The other day was fine – dry, warm, not raining – so a friend and I met up for a suitably socially-distanced picnic in my garden. I’d been over to visit Ann in her new garden (but not house!) just after the lockdown was eased and we had a picnic in her garden, wandered around, discussed various plants, weeds, design ideas – as you do – before settling down to the really serious business of the day which was discussing quilting and classes, or lack of. Ann had managed to get her longarm machine set up in the new house and had been busy making a start on the backlog of quilts that had built up during the great move just before the lockdown. I’d taken with me various quilt tops that I’d made or finished off during the lockdown and we discussed quilting designs that I could achieve – as I knew Ann was snowed under, and she was running out of wadding as well. She did say that she had an earlier one of mine that she could still do but wasn’t going to do anything fancy, just a meandering doodle. Which was fine because I’d said it was just a scrap quilt I’d earmarked to go to Siblings Together whenever it was possible to deliver/send quilts there again. Instead I brought home a number of completed quilts to go to Linus.

So this week Ann came to me. She said she had a lot of ‘stuff’ for me. And she wasn’t wrong! A large box with all the plant pots and seed trays (now empty) which I’d taken with me a couple of months ago to go into her new garden as well the now quilted scrap quilt. But she also had five other quilts from various sources for Siblings Together for me to deliver at some point when I’ve managed to put bindings on them. Ah. My least favourite part of quilt-making. Oh well.

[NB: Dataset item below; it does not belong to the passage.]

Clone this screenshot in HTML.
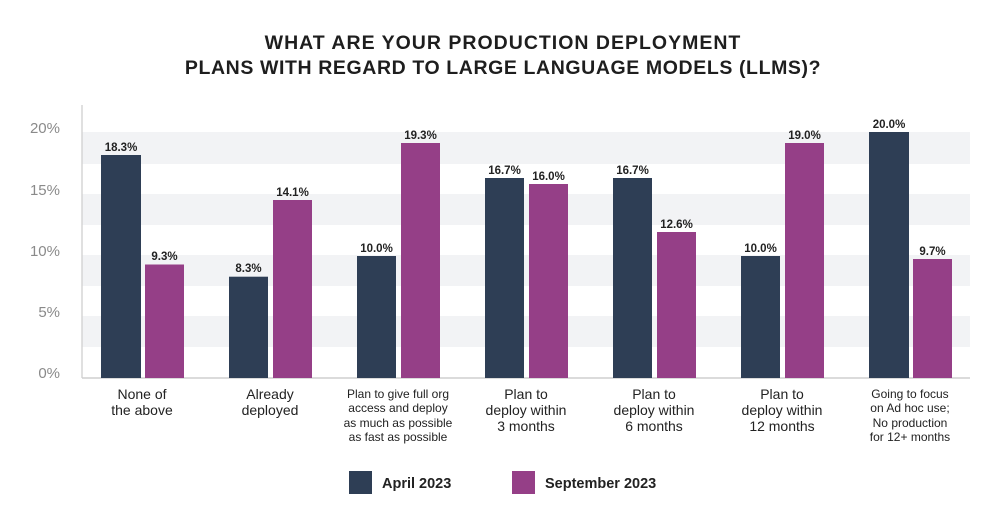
<!DOCTYPE html>
<html><head><meta charset="utf-8"><style>
body{margin:0;background:#fff;}
svg{display:block;}
text{font-family:"Liberation Sans",sans-serif;}
</style></head><body>
<svg width="1001" height="525" viewBox="0 0 1001 525" xmlns="http://www.w3.org/2000/svg">
<rect width="1001" height="525" fill="#fff"/>
<text x="503" y="49" text-anchor="middle" font-size="19.5" font-weight="bold" fill="#1e1e1e" letter-spacing="1">WHAT ARE YOUR PRODUCTION DEPLOYMENT</text>
<text x="503" y="74" text-anchor="middle" font-size="19.5" font-weight="bold" fill="#1e1e1e" letter-spacing="0.6">PLANS WITH REGARD TO LARGE LANGUAGE MODELS (LLMS)?</text>
<g fill="#f2f3f5">
<rect x="82" y="132" width="888" height="32"/>
<rect x="82" y="194" width="888" height="31"/>
<rect x="82" y="255" width="888" height="31"/>
<rect x="82" y="316" width="888" height="31"/>
</g>
<line x1="82" y1="105" x2="82" y2="378" stroke="#d5d5d5" stroke-width="1.5"/>
<line x1="82" y1="378" x2="970" y2="378" stroke="#cfcfcf" stroke-width="1.5"/>
<g font-size="15" fill="#8a8a8a" text-anchor="end">
<text x="60" y="133">20%</text>
<text x="60" y="195">15%</text>
<text x="60" y="256">10%</text>
<text x="60" y="317">5%</text>
<text x="60" y="378">0%</text>
</g>
<g font-size="11.5" font-weight="bold" fill="#222" text-anchor="middle">
<rect x="101" y="155" width="40" height="223" fill="#2e3e55"/><text x="121" y="151">18.3%</text>
<rect x="145" y="264.5" width="39" height="113.5" fill="#953f87"/><text x="164.5" y="260">9.3%</text>
<rect x="229" y="276.7" width="39" height="101.3" fill="#2e3e55"/><text x="248.5" y="272">8.3%</text>
<rect x="273" y="200" width="39" height="178" fill="#953f87"/><text x="292.5" y="196">14.1%</text>
<rect x="357" y="256" width="39" height="122" fill="#2e3e55"/><text x="376.5" y="252">10.0%</text>
<rect x="401" y="143" width="39" height="235" fill="#953f87"/><text x="420.5" y="139">19.3%</text>
<rect x="485" y="178" width="39" height="200" fill="#2e3e55"/><text x="504.5" y="174">16.7%</text>
<rect x="529" y="184" width="39" height="194" fill="#953f87"/><text x="548.5" y="180">16.0%</text>
<rect x="613" y="178" width="39" height="200" fill="#2e3e55"/><text x="632.5" y="174">16.7%</text>
<rect x="657" y="232" width="39" height="146" fill="#953f87"/><text x="676.5" y="228">12.6%</text>
<rect x="741" y="256" width="39" height="122" fill="#2e3e55"/><text x="760.5" y="252">10.0%</text>
<rect x="785" y="143" width="39" height="235" fill="#953f87"/><text x="804.5" y="139">19.0%</text>
<rect x="869" y="132" width="40" height="246" fill="#2e3e55"/><text x="889" y="128">20.0%</text>
<rect x="913" y="259" width="39" height="119" fill="#953f87"/><text x="932.5" y="255">9.7%</text>
</g>
<g font-size="14" fill="#222" text-anchor="middle">
<text x="142" y="399">None of</text><text x="142" y="415">the above</text>
<text x="270" y="399">Already</text><text x="270" y="415">deployed</text>
<text x="398" y="398" font-size="12">Plan to give full org</text>
<text x="398" y="412" font-size="12">access and deploy</text>
<text x="398" y="427" font-size="12">as much as possible</text>
<text x="398" y="441" font-size="12">as fast as possible</text>
<text x="526" y="399">Plan to</text><text x="526" y="415">deploy within</text><text x="526" y="431">3 months</text>
<text x="654" y="399">Plan to</text><text x="654" y="415">deploy within</text><text x="654" y="431">6 months</text>
<text x="782" y="399">Plan to</text><text x="782" y="415">deploy within</text><text x="782" y="431">12 months</text>
<text x="910" y="398" font-size="12">Going to focus</text>
<text x="910" y="412" font-size="12">on Ad hoc use;</text>
<text x="910" y="427" font-size="12">No production</text>
<text x="910" y="441" font-size="12">for 12+ months</text>
</g>
<rect x="349" y="471" width="23" height="23" fill="#2e3e55"/>
<text x="382" y="488" font-size="14.5" font-weight="bold" fill="#222">April 2023</text>
<rect x="512" y="471" width="23" height="23" fill="#953f87"/>
<text x="545" y="488" font-size="14.5" font-weight="bold" fill="#222">September 2023</text>
</svg>
</body></html>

And then she produced another bag. Bet you can’t guess what’s in here she said. No. I couldn’t. I found it when we moved she told me. She had spent the last 20+ years thinking it was a roll of wadding at the back of the cupboard but when she pulled it out the other week to use the wadding she found rolled up inside it a quilt top, together with a calico backing, I had given her (or she had volunteered to quilt) as a practice piece for her new machine.

I had completely forgotten all about it. Some months ago when searching for fabric for another quilt I had come across a chunk of a striped fabric that I dimly remembered cutting into triangles to make a spiderweb-style quilt but it hadn’t worked the way I wanted. I had an even vaguer recollection of actually making some sort of top eventually and of giving the remaining triangles away slightly more recently to someone to make a charity quilt with – they were just what they wanted. But I had no memory of doing anything with the quilt top. And now, here was Ann with that quilt top I had made and she had found and quilted. And you know what? It looks great – I really like it now.

And that striped fabric – whisper it quietly – is polyester sheeting from the local market which sold offcuts at 50p for a large bag full. And I had kept that left-over chunk I found and have just enough to make a binding.